Однажды, когда старый Ефим ушел из дома, Гриша проскользнул в большую комнату, встал на стул и достал с карниза большую книгу с картинками, которую читал ему отец. Сгорая от нетерпения, листал он тяжелый фолиант с толстыми застежками, пока не нашел ту картинку, на которой в сине-, красно-, золотисто-желтых тонах были изображены стойло с яслями и младенцем Иисусом. С нетерпением ожидал он вечера, когда после ужина можно будет попросить отца почитать из этой книги. Сидя на коленях старого Ефима, он жадно рассматривал красивые картинки, в то время как отец читал, что происходило дальше с младенцем Иисусом, как он вырос и стал Спасителем мира.
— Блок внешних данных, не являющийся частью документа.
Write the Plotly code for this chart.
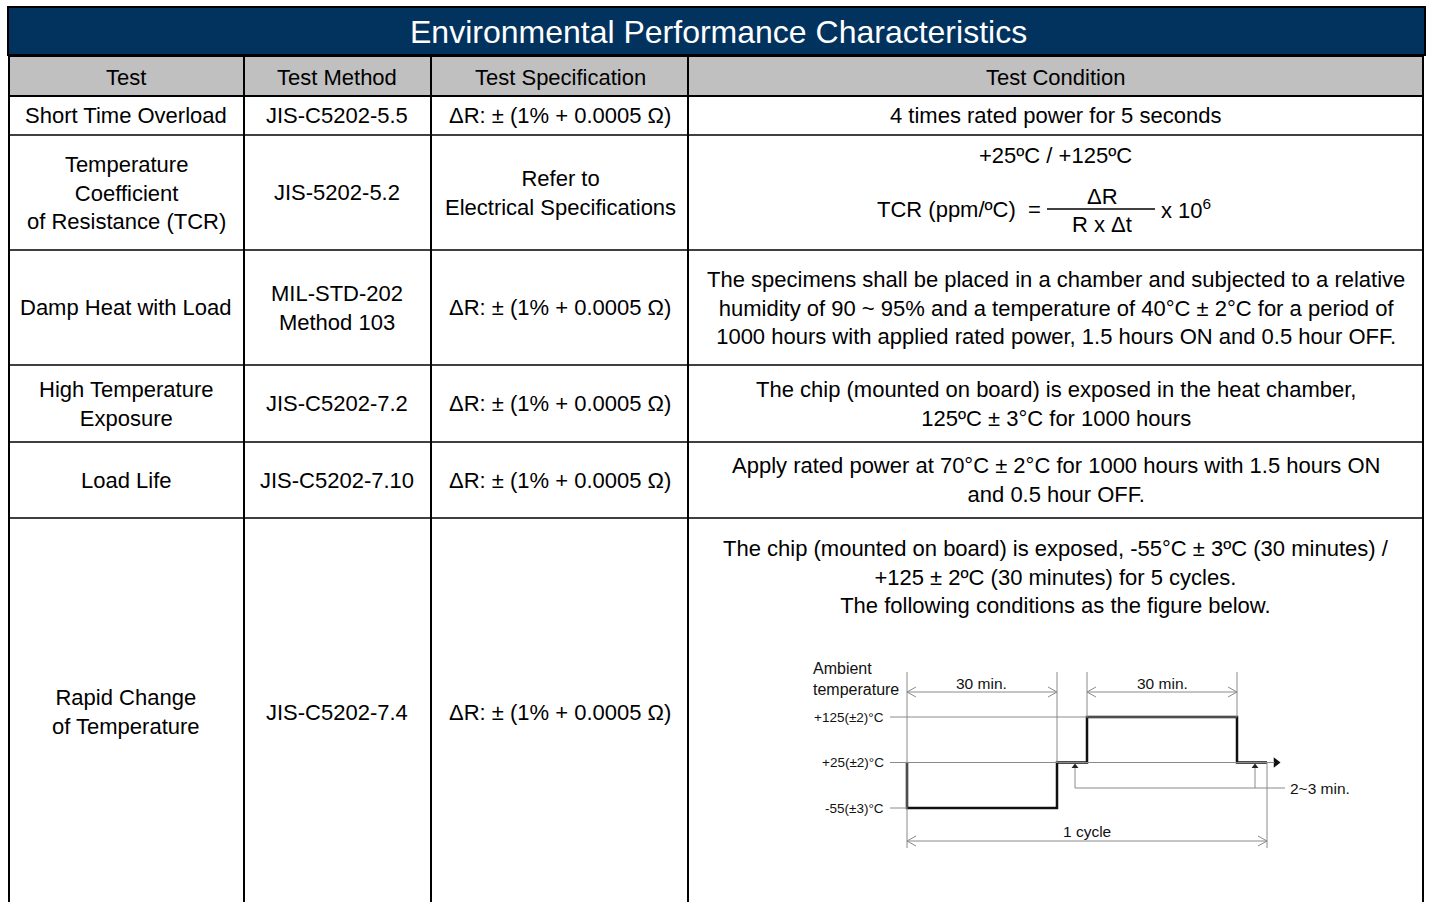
import plotly.graph_objects as go

# ---------------- table content ----------------
title_text = "Environmental Performance Characteristics"
headers = ["Test", "Test Method", "Test Specification", "Test Condition"]
tests = ["Short Time Overload", "Temperature<br>Coefficient<br>of Resistance (TCR)", "Damp Heat with Load",
         "High Temperature<br>Exposure", "Load Life", "Rapid Change<br>of Temperature"]
methods = ["JIS-C5202-5.5", "JIS-5202-5.2", "MIL-STD-202<br>Method 103", "JIS-C5202-7.2",
           "JIS-C5202-7.10", "JIS-C5202-7.4"]
specs = ["ΔR: ± (1% + 0.0005 Ω)", "Refer to<br>Electrical Specifications", "ΔR: ± (1% + 0.0005 Ω)",
         "ΔR: ± (1% + 0.0005 Ω)", "ΔR: ± (1% + 0.0005 Ω)", "ΔR: ± (1% + 0.0005 Ω)"]
conditions = [
    "4 times rated power for 5 seconds",
    None,
    "The specimens shall be placed in a chamber and subjected to a relative<br>"
    "humidity of 90 ~ 95% and a temperature of 40°C ± 2°C for a period of<br>"
    "1000 hours with applied rated power, 1.5 hours ON and 0.5 hour OFF.",
    "The chip (mounted on board) is exposed in the heat chamber,<br>125ºC ± 3°C for 1000 hours",
    "Apply rated power at 70°C ± 2°C for 1000 hours with 1.5 hours ON<br>and 0.5 hour OFF.",
    "The chip (mounted on board) is exposed, -55°C ± 3ºC (30 minutes) /<br>"
    "+125 ± 2ºC (30 minutes) for 5 cycles.<br>The following conditions as the figure below.",
]
tcr_temps = "+25ºC / +125ºC"
tcr_lhs = "TCR (ppm/ºC)  ="
tcr_num = "ΔR"
tcr_den = "R x Δt"
tcr_rhs = "x 10<sup>6</sup>"

# ---------------- layout grid (pixels) ----------------
W, H = 1429, 902
col_edges = [9, 244, 431, 688, 1423]
row_edges = [56, 96, 135, 250, 365, 442, 518, 910]
title_box = [8, 7, 1425, 55]
cond_y_override = {5: 577}  # row 6 condition text sits near top of cell

# ---------------- cycle diagram data ----------------
step_t = [0, 0, 30, 30, 36, 36, 66, 66, 72]
step_level = [1, 0, 0, 1, 1, 2, 2, 1, 1]
level_labels = ["-55(±3)°C", "+25(±2)°C", "+125(±2)°C"]
level_vals = [0, 1, 2]
dwell_spans = [(0, 30), (36, 66)]
dwell_label = "30 min."
transition_marks = [33.6, 69.6]
cycle_span = (0, 72)
cycle_label = "1 cycle"
transition_label = "2~3 min."
axis_title = "Ambient<br>temperature"

# diagram axis placement (pixels)
px_per_min = 5.0
px_per_level = 45.5
t0_px = 907
lvl0_px = 808
dx0, dx1 = 800, 1400
dy_top, dy_bot = 655, 865
x2_range = [(dx0 - t0_px) / px_per_min, (dx1 - t0_px) / px_per_min]
y2_range = [-(dy_bot - lvl0_px) / px_per_level, (lvl0_px - dy_top) / px_per_level]

FONT = "Arial, 'Liberation Sans', sans-serif"
NAVY = "#02335F"
GREY_HDR = "#C0C0C0"
DIAG_GREY = "#8a8a8a"
DIAG_TXT = "#111111"

fig = go.Figure()
# invisible trace to anchor main pixel axes
fig.add_trace(go.Scatter(x=[0, W], y=[0, H], mode="markers", marker=dict(opacity=0), hoverinfo="skip",
                         xaxis="x", yaxis="y"))

shapes = []
ann = []

# title bar
shapes.append(dict(type="rect", xref="x", yref="y", x0=title_box[0], y0=title_box[1], x1=title_box[2], y1=title_box[3],
                   fillcolor=NAVY, line=dict(color="black", width=2), layer="below"))
ann.append(dict(x=(title_box[0] + title_box[2]) / 2 + 2, y=(title_box[1] + title_box[3]) / 2 + 1, xref="x", yref="y",
                text=title_text, showarrow=False, font=dict(family=FONT, size=32, color="white")))
# header fill
shapes.append(dict(type="rect", xref="x", yref="y", x0=col_edges[0], y0=row_edges[0], x1=col_edges[-1], y1=row_edges[1],
                   fillcolor=GREY_HDR, line=dict(width=0), layer="below"))
# grid lines
for x in col_edges:
    shapes.append(dict(type="line", xref="x", yref="y", x0=x, x1=x, y0=row_edges[0], y1=row_edges[-1],
                       line=dict(color="black", width=2)))
for i, y in enumerate(row_edges[:-1]):
    shapes.append(dict(type="line", xref="x", yref="y", x0=col_edges[0], x1=col_edges[-1], y0=y, y1=y,
                       line=dict(color="black", width=2 if i < 2 else 1.5)))

col_centers = [126, 337, 560, (col_edges[3] + col_edges[4]) / 2]


def txt(x, y, s, size=22, xanchor="center", color="black"):
    ann.append(dict(x=x, y=y, xref="x", yref="y", text=s, showarrow=False, xanchor=xanchor, yanchor="middle",
                    font=dict(family=FONT, size=size, color=color)))


hy = (row_edges[0] + row_edges[1]) / 2 + 1
for c, h in zip(col_centers, headers):
    txt(c, hy, h)

row_centers = [(row_edges[i + 1] + row_edges[i + 2]) / 2 for i in range(len(tests))]
row_centers[5] = 712
for i in range(len(tests)):
    y = row_centers[i]
    txt(col_centers[0], y, tests[i])
    txt(col_centers[1], y, methods[i])
    txt(col_centers[2], y, specs[i])
    if conditions[i] is not None:
        txt(col_centers[3], cond_y_override.get(i, y), conditions[i])

# TCR formula
txt(col_centers[3], 155, tcr_temps)
txt(1043, 209, tcr_lhs, xanchor="right")
txt(1102, 196, tcr_num)
txt(1102, 224, tcr_den)
txt(1159, 209, tcr_rhs, xanchor="left")
shapes.append(dict(type="line", xref="x", yref="y", x0=1047, x1=1155, y0=209, y1=209, line=dict(color="black", width=1.5)))

# ---------------- diagram on its own axes ----------------
fig.add_trace(go.Scatter(x=step_t, y=step_level, mode="lines", line=dict(color="#111", width=2.5, shape="linear"),
                         xaxis="x2", yaxis="y2", hoverinfo="skip"))

tick_left = (890 - t0_px) / px_per_min  # where reference lines start (left of time 0)
top_lvl = (lvl0_px - 672) / px_per_level
arrow_lvl = (lvl0_px - 692) / px_per_level
label_lvl = (lvl0_px - 683) / px_per_level
cycle_lvl = -(841 - lvl0_px) / px_per_level
cycle_bottom = -(848 - lvl0_px) / px_per_level
mark_lvl = (lvl0_px - 788) / px_per_level
axis_end = (1282 - t0_px) / px_per_min

gl = dict(color=DIAG_GREY, width=1)


def l2(x0, y0, x1, y1, line=gl):
    shapes.append(dict(type="line", xref="x2", yref="y2", x0=x0, y0=y0, x1=x1, y1=y1, line=line))


# horizontal reference lines
l2(tick_left, 2, dwell_spans[1][1], 2)
l2(tick_left, 1, axis_end - 1.5, 1)
l2(tick_left, 0, 0, 0)
# vertical guides
l2(0, top_lvl, 0, cycle_bottom)
l2(dwell_spans[0][1], top_lvl, dwell_spans[0][1], 1)
l2(dwell_spans[1][0], top_lvl, dwell_spans[1][0], 2)
l2(dwell_spans[1][1], top_lvl, dwell_spans[1][1], 2)
l2(cycle_span[1], 1, cycle_span[1], cycle_bottom)

# dimension arrows with open chevrons
chev_x, chev_y = [], []
hd_t = 1.8
hd_l = 0.11


def dim(a, b, lvl):
    l2(a, lvl, b, lvl)
    chev_x.extend([a + hd_t, a, a + hd_t, None, b - hd_t, b, b - hd_t, None])
    chev_y.extend([lvl + hd_l, lvl, lvl - hd_l, None, lvl + hd_l, lvl, lvl - hd_l, None])


dsize = 15.5
for (a, b) in dwell_spans:
    dim(a, b, arrow_lvl)
    ann.append(dict(x=(a + b) / 2, y=label_lvl, xref="x2", yref="y2", text=dwell_label, showarrow=False,
                    font=dict(family=FONT, size=dsize, color=DIAG_TXT)))
dim(cycle_span[0], cycle_span[1], cycle_lvl)
ann.append(dict(x=sum(cycle_span) / 2, y=(lvl0_px - 831) / px_per_level, xref="x2", yref="y2", text=cycle_label,
                showarrow=False, font=dict(family=FONT, size=dsize, color=DIAG_TXT)))
fig.add_trace(go.Scatter(x=chev_x, y=chev_y, mode="lines", line=dict(color=DIAG_GREY, width=1), xaxis="x2", yaxis="y2",
                         hoverinfo="skip"))

# transition markers (thin stems with small filled heads)
l2(transition_marks[0], mark_lvl, axis_end + 0.6, mark_lvl)
for tm in transition_marks:
    l2(tm, mark_lvl, tm, 1.0 - 0.12)
fig.add_trace(go.Scatter(x=transition_marks, y=[1.0 - 0.09] * len(transition_marks), mode="markers",
                         marker=dict(symbol="triangle-up", size=6, color="#222"), xaxis="x2", yaxis="y2",
                         hoverinfo="skip"))
ann.append(dict(x=axis_end + 1.2, y=mark_lvl, xref="x2", yref="y2", text=transition_label, showarrow=False,
                xanchor="left", font=dict(family=FONT, size=dsize, color=DIAG_TXT)))
# time axis arrow head
fig.add_trace(go.Scatter(x=[axis_end - 1.2], y=[1], mode="markers", marker=dict(symbol="triangle-right", size=9,
                         color="#111"), xaxis="x2", yaxis="y2", hoverinfo="skip"))

# level labels
for lv, lab in zip(level_vals, level_labels):
    ann.append(dict(x=tick_left - 0.8, y=lv, xref="x2", yref="y2", text=lab, showarrow=False, xanchor="right",
                    font=dict(family=FONT, size=13.5, color=DIAG_TXT)))
ann.append(dict(x=(811 - t0_px) / px_per_min, y=(lvl0_px - 679) / px_per_level, xref="x2", yref="y2", text=axis_title,
                showarrow=False, xanchor="left", align="left",
                font=dict(family=FONT, size=16, color=DIAG_TXT)))

fig.update_layout(
    width=W, height=H, margin=dict(l=0, r=0, t=0, b=0),
    paper_bgcolor="white", plot_bgcolor="rgba(0,0,0,0)", showlegend=False,
    xaxis=dict(range=[0, W], domain=[0, 1], visible=False, fixedrange=True),
    yaxis=dict(range=[H, 0], domain=[0, 1], visible=False, fixedrange=True),
    xaxis2=dict(range=x2_range, domain=[dx0 / W, dx1 / W], visible=False, anchor="y2", fixedrange=True),
    yaxis2=dict(range=y2_range, domain=[1 - dy_bot / H, 1 - dy_top / H], visible=False, anchor="x2", fixedrange=True),
    shapes=shapes, annotations=ann,
)

fig.write_html("out.html", config={"displayModeBar": False},
               post_script="document.body.style.margin='0';document.body.style.overflow='hidden';")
Каждый вечер Ефим Андреевич, уступая мольбам сына, брался за толстую книгу; вскоре Гриша знал наперечет все картинки, а через некоторое время уже и буквы не были для него немыми, бессмысленными значками. Слушая отца, наблюдая, как тот неуклюже водил пальцем от слова к слову, от строчки к строчке, он знакомился с буквами и учился искусству составления из них слов.
Так и рос маленький Гриша в двух таинственных мирах одновременно: здесь была конюшня со всеми ее чудесами, а там — большая книга с красочными картинками и черными значками, которые медленно начинали говорить с ним понятным языком.